WHAT YOU HAVE TO DO
Reproduce all the material exactly, minus any pictures it holds.

STORED DATA
****************

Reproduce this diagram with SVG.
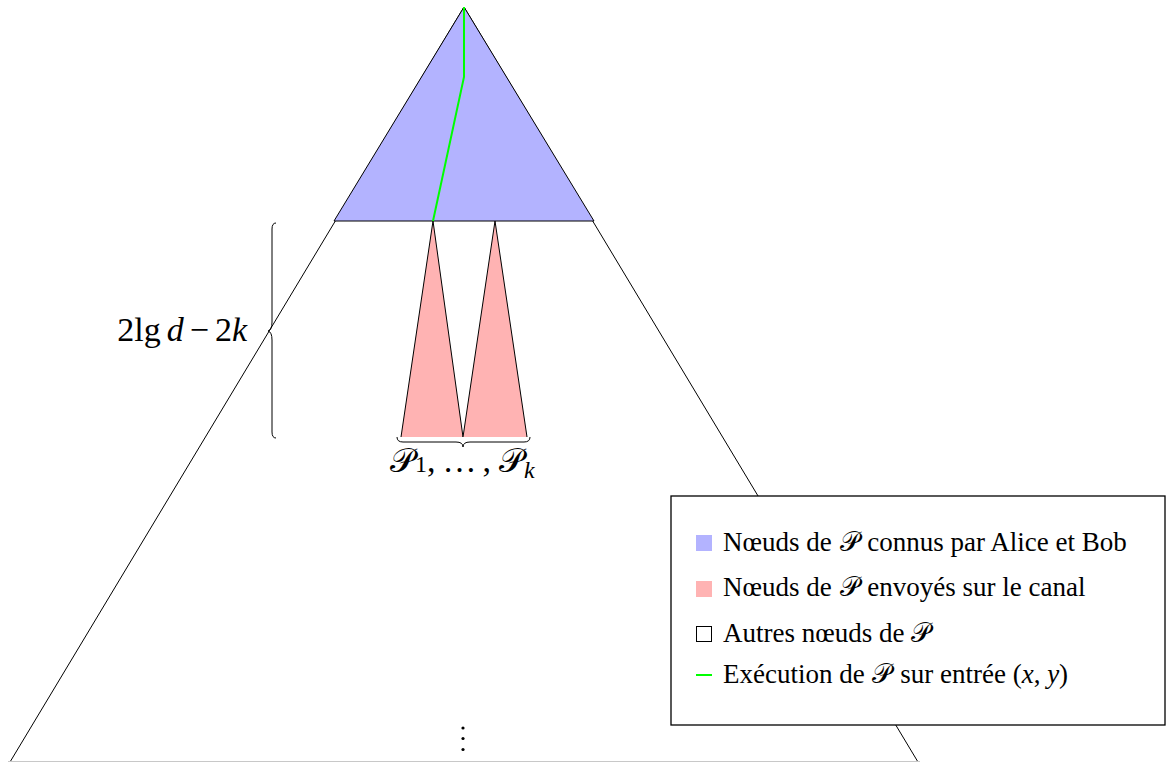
<svg xmlns="http://www.w3.org/2000/svg" width="1166" height="762" viewBox="0 0 1166 762">
<style>
.t{font-family:"Liberation Serif","Times New Roman",serif;fill:#000}
.m{font-family:"Liberation Serif",serif;font-style:italic}
.sc{font-family:"DejaVu Serif","DejaVu Sans","Noto Sans",serif;font-style:normal}
.edge{stroke:#000;stroke-width:1;fill:none}
</style>
<rect width="1166" height="762" fill="#fff"/>
<g id="big-tree">
<line class="edge" x1="464" y1="7" x2="10" y2="762"/>
<line class="edge" x1="464" y1="7" x2="918" y2="762"/>
<line x1="8" y1="761.5" x2="920" y2="761.5" stroke="#c8c8c8" stroke-width="1"/>
</g>
<g id="known">
<path d="M464,7 L334,221 L594,221 Z" fill="#b3b3ff"/>
<path class="edge" d="M334,221 L464,7 L594,221 Z"/>
</g>
<g id="sent">
<path d="M433,221 L401,437 L463,437 Z" fill="#ffb3b3"/>
<path class="edge" d="M401,437 L433,221 L463,437"/>
<path d="M495,221 L463,437 L527,437 Z" fill="#ffb3b3"/>
<path class="edge" d="M463,437 L495,221 L527,437"/>
</g>
<g id="connectors">
<polyline points="464,7 464,77 433,221" fill="none" stroke="#00ff00" stroke-width="2"/>
</g>
<g id="brace-bottom">
<path class="edge" d="M397,437 Q397,442 403,442 L456,442 Q463,442 463,447 Q463,442 470,442 L524,442 Q530,442 530,437"/>
<text class="t" x="390" y="472" font-size="34"><tspan class="sc">𝒫</tspan><tspan font-size="24">1</tspan>,<tspan dx="7" letter-spacing="6">…</tspan>,<tspan class="sc" dx="8">𝒫</tspan><tspan class="m" font-size="24" dy="6">k</tspan></text>
</g>
<g id="brace-left">
<path class="edge" d="M276,223 Q272,223 272,229 L272,322 Q272,330 268,331 Q272,332 272,340 L272,432 Q272,438 276,438"/>
<text class="t" x="247" y="341" font-size="34" text-anchor="end">2lg<tspan class="m" dx="6">d</tspan><tspan dx="6">−</tspan><tspan dx="6">2</tspan><tspan class="m">k</tspan></text>
</g>
<g id="dots">
<circle cx="463" cy="728" r="1.6"/>
<circle cx="463" cy="738.5" r="1.6"/>
<circle cx="463" cy="749.5" r="1.6"/>
</g>
<g id="legend">
<rect x="671" y="496" width="494" height="229" fill="#fff" stroke="#000" stroke-width="1.3"/>
<rect x="696" y="535" width="16" height="16" fill="#b3b3ff"/>
<text class="t" x="723" y="551" font-size="27">Nœuds de <tspan class="sc" dx="1">𝒫</tspan><tspan dx="2"> connus par Alice et Bob</tspan></text>
<rect x="696" y="581" width="16" height="16" fill="#ffb3b3"/>
<text class="t" x="723" y="596" font-size="27">Nœuds de <tspan class="sc" dx="1">𝒫</tspan><tspan dx="2"> envoyés sur le canal</tspan></text>
<rect x="696.5" y="626.5" width="15" height="15" fill="#fff" stroke="#000" stroke-width="1"/>
<text class="t" x="723" y="642" font-size="27">Autres nœuds de <tspan class="sc">𝒫</tspan></text>
<line x1="696" y1="675" x2="712" y2="675" stroke="#00ff00" stroke-width="2"/>
<text class="t" x="723" y="683" font-size="27">Exécution de <tspan class="sc" dx="1">𝒫</tspan><tspan dx="2"> sur entrée (</tspan><tspan class="m">x</tspan>, <tspan class="m">y</tspan>)</text>
</g>
</svg>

****************

FINAL RESULT
Reproduce this diagram with SVG.
<svg xmlns="http://www.w3.org/2000/svg" width="1166" height="762" viewBox="0 0 1166 762">
<style>
.t{font-family:"Liberation Serif","Times New Roman",serif;fill:#000}
.m{font-family:"Liberation Serif",serif;font-style:italic}
.sc{font-family:"DejaVu Serif","DejaVu Sans","Noto Sans",serif;font-style:normal}
.edge{stroke:#000;stroke-width:1;fill:none}
</style>
<rect width="1166" height="762" fill="#fff"/>
<g id="big-tree">
<line class="edge" x1="464" y1="7" x2="10" y2="762"/>
<line class="edge" x1="464" y1="7" x2="918" y2="762"/>
<line x1="8" y1="761.5" x2="920" y2="761.5" stroke="#c8c8c8" stroke-width="1"/>
</g>
<g id="known">
<path d="M464,7 L334,221 L594,221 Z" fill="#b3b3ff"/>
<path class="edge" d="M334,221 L464,7 L594,221 Z"/>
</g>
<g id="sent">
<path d="M433,221 L401,437 L463,437 Z" fill="#ffb3b3"/>
<path class="edge" d="M401,437 L433,221 L463,437"/>
<path d="M495,221 L463,437 L527,437 Z" fill="#ffb3b3"/>
<path class="edge" d="M463,437 L495,221 L527,437"/>
</g>
<g id="connectors">
<polyline points="464,7 464,77 433,221" fill="none" stroke="#00ff00" stroke-width="2"/>
</g>
<g id="brace-bottom">
<path class="edge" d="M397,437 Q397,442 403,442 L456,442 Q463,442 463,447 Q463,442 470,442 L524,442 Q530,442 530,437"/>
<text class="t" x="390" y="472" font-size="34"><tspan class="sc">𝒫</tspan><tspan font-size="24">1</tspan>,<tspan dx="7" letter-spacing="6">…</tspan>,<tspan class="sc" dx="8">𝒫</tspan><tspan class="m" font-size="24" dy="6">k</tspan></text>
</g>
<g id="brace-left">
<path class="edge" d="M276,223 Q272,223 272,229 L272,322 Q272,330 268,331 Q272,332 272,340 L272,432 Q272,438 276,438"/>
<text class="t" x="247" y="341" font-size="34" text-anchor="end">2lg<tspan class="m" dx="6">d</tspan><tspan dx="6">−</tspan><tspan dx="6">2</tspan><tspan class="m">k</tspan></text>
</g>
<g id="dots">
<circle cx="463" cy="728" r="1.6"/>
<circle cx="463" cy="738.5" r="1.6"/>
<circle cx="463" cy="749.5" r="1.6"/>
</g>
<g id="legend">
<rect x="671" y="496" width="494" height="229" fill="#fff" stroke="#000" stroke-width="1.3"/>
<rect x="696" y="535" width="16" height="16" fill="#b3b3ff"/>
<text class="t" x="723" y="551" font-size="27">Nœuds de <tspan class="sc" dx="1">𝒫</tspan><tspan dx="2"> connus par Alice et Bob</tspan></text>
<rect x="696" y="581" width="16" height="16" fill="#ffb3b3"/>
<text class="t" x="723" y="596" font-size="27">Nœuds de <tspan class="sc" dx="1">𝒫</tspan><tspan dx="2"> envoyés sur le canal</tspan></text>
<rect x="696.5" y="626.5" width="15" height="15" fill="#fff" stroke="#000" stroke-width="1"/>
<text class="t" x="723" y="642" font-size="27">Autres nœuds de <tspan class="sc">𝒫</tspan></text>
<line x1="696" y1="675" x2="712" y2="675" stroke="#00ff00" stroke-width="2"/>
<text class="t" x="723" y="683" font-size="27">Exécution de <tspan class="sc" dx="1">𝒫</tspan><tspan dx="2"> sur entrée (</tspan><tspan class="m">x</tspan>, <tspan class="m">y</tspan>)</text>
</g>
</svg>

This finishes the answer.